↓↓↓

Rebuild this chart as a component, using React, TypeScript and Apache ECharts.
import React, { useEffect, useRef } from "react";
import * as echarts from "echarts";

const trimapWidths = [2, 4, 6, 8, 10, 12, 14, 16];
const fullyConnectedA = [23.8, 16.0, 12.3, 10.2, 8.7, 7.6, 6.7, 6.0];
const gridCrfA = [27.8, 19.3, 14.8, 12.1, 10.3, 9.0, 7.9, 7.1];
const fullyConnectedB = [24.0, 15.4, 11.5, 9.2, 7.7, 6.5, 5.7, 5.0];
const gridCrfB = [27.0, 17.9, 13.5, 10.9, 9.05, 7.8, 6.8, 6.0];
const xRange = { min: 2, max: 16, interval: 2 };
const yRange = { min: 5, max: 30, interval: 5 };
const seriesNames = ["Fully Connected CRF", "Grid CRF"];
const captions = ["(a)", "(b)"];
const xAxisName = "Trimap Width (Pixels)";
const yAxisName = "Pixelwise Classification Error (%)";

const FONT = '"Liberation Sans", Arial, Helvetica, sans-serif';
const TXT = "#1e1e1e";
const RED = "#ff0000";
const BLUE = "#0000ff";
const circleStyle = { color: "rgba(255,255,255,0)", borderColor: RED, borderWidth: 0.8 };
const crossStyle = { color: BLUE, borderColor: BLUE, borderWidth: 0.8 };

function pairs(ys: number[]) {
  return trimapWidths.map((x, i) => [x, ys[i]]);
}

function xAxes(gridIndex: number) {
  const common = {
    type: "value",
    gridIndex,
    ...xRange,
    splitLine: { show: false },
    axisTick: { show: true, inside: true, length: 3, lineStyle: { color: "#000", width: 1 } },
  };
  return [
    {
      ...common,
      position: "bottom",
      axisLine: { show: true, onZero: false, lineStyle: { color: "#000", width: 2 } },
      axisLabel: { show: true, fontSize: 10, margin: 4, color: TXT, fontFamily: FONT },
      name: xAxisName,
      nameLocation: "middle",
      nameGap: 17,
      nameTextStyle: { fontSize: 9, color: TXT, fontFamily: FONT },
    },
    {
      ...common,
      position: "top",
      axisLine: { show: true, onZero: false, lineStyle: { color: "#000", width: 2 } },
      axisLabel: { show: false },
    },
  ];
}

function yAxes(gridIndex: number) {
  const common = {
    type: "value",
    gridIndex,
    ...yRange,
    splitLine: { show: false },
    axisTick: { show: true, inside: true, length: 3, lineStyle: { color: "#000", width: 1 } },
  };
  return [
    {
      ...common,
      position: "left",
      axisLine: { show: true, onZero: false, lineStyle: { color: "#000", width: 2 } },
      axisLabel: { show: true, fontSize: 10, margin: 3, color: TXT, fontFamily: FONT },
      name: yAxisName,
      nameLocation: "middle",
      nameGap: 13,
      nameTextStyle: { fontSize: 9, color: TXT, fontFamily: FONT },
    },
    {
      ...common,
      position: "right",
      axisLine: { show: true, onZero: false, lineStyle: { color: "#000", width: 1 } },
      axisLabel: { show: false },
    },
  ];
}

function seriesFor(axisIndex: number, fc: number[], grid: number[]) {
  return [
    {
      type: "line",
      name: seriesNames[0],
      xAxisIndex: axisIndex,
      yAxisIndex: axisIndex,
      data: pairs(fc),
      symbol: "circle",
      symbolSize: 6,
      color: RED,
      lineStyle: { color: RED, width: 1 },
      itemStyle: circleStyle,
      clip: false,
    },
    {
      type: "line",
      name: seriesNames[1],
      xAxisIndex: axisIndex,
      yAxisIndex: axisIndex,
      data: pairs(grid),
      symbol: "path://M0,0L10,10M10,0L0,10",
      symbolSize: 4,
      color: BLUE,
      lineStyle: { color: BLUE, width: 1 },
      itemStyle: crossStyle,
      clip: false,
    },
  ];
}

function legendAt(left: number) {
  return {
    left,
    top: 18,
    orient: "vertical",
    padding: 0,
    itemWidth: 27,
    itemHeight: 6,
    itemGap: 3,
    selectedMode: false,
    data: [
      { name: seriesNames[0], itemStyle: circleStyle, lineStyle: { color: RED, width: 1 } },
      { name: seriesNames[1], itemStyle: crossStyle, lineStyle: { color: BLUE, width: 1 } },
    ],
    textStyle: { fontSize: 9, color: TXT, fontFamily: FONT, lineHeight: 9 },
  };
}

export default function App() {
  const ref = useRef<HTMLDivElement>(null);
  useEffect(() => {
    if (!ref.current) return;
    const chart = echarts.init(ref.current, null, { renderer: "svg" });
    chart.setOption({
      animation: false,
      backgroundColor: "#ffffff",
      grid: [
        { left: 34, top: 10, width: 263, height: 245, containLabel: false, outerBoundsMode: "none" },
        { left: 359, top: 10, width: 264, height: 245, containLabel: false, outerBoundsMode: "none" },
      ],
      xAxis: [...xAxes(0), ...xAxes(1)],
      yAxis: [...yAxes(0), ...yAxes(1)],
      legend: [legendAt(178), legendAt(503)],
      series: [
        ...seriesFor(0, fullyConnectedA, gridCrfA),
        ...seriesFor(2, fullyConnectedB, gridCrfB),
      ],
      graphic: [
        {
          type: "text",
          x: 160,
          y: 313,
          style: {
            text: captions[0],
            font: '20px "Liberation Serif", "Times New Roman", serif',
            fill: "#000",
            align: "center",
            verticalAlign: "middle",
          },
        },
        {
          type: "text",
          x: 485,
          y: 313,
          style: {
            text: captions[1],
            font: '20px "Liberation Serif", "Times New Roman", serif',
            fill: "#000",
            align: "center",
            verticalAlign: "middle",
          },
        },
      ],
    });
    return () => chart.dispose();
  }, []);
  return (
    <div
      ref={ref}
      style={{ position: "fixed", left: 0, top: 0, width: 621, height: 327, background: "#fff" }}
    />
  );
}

↑↑↑

Collect the lines of the data that carry the word "React".

▸ **Result below**:
Rebuild this chart as a component, using React, TypeScript and Apache ECharts.
import React, { useEffect, useRef } from "react";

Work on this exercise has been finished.